If I had gone diesel, it would have been the 6. I'll take the extra torque over fuel economy. If you could put an gas ecoboost v6 in the sprinter (or comparable turbo v6), that would be my real choice. These direct injected turbo gas motors behave a lot like diesels with the low end torque they produce, they just don't do it nearly as efficiently as as diesel.
 

Kajtek1

2015 long/tall limo RV 2.1l
Direct injection on gas engines has the similar baby teeth what Bluetec had.
I don't mind the hassle of collecting $3600 checks on Bluetec settlement thought.
 

blutow

Active member
Direct injection on gas engines has the similar baby teeth what Bluetec had.
I don't mind the hassle of collecting $3600 checks on Bluetec settlement thought.
Yep, direct injection gas has had growing pains for sure, but there is a way, way more investment and much larger production numbers there right now vs. light duty diesels which are being phased out around the world. Diesels have a target on their back with all the big regulatory agencies and environmental groups.
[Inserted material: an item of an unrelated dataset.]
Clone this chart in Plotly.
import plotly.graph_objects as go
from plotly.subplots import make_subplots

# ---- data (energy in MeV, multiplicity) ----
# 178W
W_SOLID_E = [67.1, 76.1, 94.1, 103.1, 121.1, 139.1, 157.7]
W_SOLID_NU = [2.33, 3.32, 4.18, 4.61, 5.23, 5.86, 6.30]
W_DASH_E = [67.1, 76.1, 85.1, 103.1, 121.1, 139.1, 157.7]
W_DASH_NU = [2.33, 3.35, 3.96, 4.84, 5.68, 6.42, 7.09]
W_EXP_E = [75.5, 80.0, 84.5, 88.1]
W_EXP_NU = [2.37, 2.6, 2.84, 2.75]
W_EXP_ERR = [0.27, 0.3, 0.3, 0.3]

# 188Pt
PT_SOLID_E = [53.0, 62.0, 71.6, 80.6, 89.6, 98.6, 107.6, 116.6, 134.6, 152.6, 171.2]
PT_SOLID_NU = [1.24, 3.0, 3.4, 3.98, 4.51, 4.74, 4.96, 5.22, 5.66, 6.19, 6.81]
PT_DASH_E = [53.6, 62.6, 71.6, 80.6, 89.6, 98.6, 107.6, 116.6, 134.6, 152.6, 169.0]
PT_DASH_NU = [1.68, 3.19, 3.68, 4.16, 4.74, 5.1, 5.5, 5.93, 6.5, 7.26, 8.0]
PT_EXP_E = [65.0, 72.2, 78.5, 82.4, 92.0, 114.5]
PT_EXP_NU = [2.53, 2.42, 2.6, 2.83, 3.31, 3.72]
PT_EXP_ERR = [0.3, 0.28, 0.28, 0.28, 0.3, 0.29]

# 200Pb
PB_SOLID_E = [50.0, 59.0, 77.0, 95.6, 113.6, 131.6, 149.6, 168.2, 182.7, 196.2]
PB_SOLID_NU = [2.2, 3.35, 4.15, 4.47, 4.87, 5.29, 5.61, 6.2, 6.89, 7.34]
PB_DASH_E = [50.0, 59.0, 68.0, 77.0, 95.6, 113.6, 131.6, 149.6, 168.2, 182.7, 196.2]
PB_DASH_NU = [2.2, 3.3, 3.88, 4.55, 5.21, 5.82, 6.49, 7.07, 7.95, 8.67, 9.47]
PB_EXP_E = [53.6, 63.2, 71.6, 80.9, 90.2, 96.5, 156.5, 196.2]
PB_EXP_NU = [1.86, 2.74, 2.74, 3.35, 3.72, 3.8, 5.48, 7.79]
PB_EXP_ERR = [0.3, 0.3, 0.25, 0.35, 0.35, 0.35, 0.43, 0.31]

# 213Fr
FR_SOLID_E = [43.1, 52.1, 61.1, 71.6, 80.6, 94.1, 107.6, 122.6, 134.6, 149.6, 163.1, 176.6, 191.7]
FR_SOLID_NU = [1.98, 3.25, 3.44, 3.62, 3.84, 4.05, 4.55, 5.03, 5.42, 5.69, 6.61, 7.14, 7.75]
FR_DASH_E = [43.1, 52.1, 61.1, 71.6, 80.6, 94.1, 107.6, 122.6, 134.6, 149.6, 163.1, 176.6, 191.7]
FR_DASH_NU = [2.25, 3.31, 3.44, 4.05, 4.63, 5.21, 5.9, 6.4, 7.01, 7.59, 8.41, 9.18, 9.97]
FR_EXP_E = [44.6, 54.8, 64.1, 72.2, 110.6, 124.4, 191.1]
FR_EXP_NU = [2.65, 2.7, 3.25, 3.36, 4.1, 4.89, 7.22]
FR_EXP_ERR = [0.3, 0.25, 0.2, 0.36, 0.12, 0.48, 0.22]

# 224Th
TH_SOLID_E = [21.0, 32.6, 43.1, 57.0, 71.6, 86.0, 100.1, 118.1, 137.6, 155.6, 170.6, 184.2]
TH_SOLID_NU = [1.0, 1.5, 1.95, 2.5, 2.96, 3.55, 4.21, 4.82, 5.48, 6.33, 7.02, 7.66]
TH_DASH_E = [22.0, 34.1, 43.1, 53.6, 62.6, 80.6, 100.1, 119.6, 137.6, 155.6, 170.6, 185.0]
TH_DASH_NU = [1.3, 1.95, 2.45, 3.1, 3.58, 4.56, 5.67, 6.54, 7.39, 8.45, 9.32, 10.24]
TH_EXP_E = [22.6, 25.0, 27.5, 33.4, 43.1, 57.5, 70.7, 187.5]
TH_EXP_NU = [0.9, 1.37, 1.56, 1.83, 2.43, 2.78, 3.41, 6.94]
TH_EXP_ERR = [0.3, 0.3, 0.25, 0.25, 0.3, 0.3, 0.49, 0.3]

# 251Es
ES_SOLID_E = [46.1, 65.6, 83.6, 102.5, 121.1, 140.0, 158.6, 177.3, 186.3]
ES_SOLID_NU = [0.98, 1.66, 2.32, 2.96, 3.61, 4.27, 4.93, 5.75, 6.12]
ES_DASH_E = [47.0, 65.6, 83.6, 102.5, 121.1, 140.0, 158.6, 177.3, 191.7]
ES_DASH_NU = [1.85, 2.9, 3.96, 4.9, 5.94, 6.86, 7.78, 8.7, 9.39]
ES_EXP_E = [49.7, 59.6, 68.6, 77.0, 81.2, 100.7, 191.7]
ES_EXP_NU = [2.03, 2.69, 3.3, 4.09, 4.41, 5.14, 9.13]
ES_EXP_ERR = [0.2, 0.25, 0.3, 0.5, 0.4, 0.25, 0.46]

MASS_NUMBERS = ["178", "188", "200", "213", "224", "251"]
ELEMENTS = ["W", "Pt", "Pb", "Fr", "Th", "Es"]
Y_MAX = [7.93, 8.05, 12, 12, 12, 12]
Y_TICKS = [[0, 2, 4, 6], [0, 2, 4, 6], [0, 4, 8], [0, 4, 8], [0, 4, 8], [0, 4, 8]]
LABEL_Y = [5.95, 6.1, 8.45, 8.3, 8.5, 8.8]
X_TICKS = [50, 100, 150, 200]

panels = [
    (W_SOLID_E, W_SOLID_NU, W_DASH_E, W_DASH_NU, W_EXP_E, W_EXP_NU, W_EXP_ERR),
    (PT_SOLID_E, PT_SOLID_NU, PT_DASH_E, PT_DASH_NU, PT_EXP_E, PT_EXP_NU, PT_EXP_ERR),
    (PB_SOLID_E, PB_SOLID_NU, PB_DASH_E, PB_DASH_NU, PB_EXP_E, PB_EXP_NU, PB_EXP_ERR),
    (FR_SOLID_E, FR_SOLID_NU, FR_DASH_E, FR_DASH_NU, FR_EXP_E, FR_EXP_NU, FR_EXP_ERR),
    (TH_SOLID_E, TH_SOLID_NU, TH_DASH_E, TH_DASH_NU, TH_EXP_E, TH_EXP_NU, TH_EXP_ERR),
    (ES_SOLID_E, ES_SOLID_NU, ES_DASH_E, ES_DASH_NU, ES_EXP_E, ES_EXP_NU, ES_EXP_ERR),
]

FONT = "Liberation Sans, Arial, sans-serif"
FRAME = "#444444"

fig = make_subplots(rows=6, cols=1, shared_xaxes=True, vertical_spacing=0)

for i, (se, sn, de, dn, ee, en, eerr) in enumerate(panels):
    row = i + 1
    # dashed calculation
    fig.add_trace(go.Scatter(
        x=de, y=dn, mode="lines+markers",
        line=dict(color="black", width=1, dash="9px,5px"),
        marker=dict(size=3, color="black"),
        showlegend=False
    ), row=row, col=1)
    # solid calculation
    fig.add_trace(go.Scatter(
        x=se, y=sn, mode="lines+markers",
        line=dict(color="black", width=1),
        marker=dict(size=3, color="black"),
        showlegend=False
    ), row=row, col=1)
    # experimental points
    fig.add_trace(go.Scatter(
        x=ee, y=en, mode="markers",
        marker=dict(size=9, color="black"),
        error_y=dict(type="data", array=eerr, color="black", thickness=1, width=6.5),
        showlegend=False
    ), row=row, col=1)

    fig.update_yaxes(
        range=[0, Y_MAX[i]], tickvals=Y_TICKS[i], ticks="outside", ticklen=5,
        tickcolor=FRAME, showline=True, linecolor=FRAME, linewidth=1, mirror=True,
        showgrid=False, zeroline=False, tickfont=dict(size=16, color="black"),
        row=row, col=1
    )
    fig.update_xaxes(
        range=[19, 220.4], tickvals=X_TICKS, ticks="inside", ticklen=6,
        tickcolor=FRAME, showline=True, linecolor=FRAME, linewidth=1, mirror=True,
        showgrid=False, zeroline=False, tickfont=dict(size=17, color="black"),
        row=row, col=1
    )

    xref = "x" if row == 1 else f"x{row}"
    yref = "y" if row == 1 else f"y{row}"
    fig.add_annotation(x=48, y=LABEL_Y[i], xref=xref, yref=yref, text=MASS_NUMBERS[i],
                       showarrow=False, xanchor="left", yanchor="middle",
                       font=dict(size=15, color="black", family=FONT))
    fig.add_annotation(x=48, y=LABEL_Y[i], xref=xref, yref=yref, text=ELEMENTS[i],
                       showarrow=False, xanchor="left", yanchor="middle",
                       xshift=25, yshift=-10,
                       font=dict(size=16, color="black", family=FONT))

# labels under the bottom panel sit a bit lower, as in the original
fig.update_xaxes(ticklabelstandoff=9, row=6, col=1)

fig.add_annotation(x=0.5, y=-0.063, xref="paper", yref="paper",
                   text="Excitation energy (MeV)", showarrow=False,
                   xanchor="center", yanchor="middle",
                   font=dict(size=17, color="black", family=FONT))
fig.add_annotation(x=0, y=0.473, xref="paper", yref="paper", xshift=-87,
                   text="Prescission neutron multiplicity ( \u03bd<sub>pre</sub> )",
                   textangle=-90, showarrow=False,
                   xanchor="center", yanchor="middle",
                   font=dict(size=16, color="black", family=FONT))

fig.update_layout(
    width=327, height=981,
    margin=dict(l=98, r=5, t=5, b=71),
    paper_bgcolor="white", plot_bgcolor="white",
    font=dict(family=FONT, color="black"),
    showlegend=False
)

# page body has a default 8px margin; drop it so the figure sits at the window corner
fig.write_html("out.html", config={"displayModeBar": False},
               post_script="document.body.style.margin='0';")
I wish diesel had a future in light duty applications, but the writing is on the wall and car manufacturers have largely given up on diesel and R&D $'s have pretty much gone away, especially after the VW fiasco that snowballed into other manufacturers. In reality, the writing is on the wall for all internal combustion in light vehicles, but gas will be around for the foreseeable future. At some point, it's going to be a big premium to get an internal combustion engine rather than electric, the government will make sure of that. I think we have ~15 yrs before that happens, but it's coming (Unless you live in CA, then it's already happening).
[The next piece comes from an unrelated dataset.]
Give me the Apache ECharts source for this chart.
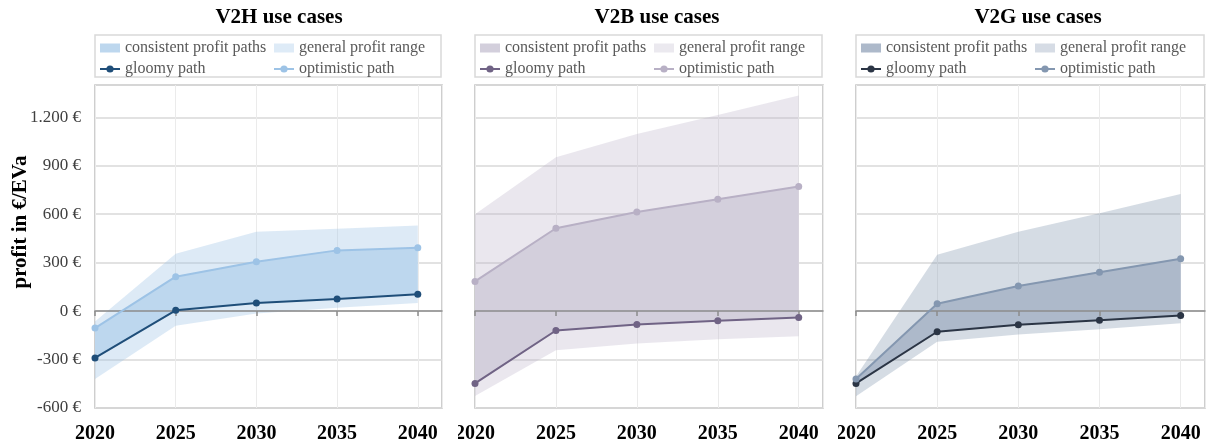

Some of the new direct inject gas motors are pretty impressive. The direct inject turbo I4 gas motor has become the ubiquitous choice for many manufacturers and there is significant $ being spent to keep moving them forward. They really do have a diesel feel with low end torque, but you also have the higher RPM HP. They run great, they just burn a lot of fuel. How about offering the 2.0 from MB AMG cars in a sprinter? I believe it makes over 400hp and close to 400 ft/lbs of torque. Not exactly suited/tuned for light truck use, but it would interesting until it blew up. It's really amazing what they are doing with these engines.
 
On Metris forums positive comments 4cyl gas handles towing but fuel mileage drops fast. The couple of times I test drove gas sprinters they shift a lot and the rpms jump often-fast. My Metris ownership experience great motor but every down shift gas mileage drops into my V8 F150 range... After much debate back and forth and numerous test drives, went with 6cyl diesel. Love it, great power with new trans, smooth, great mileage avg 21mpg.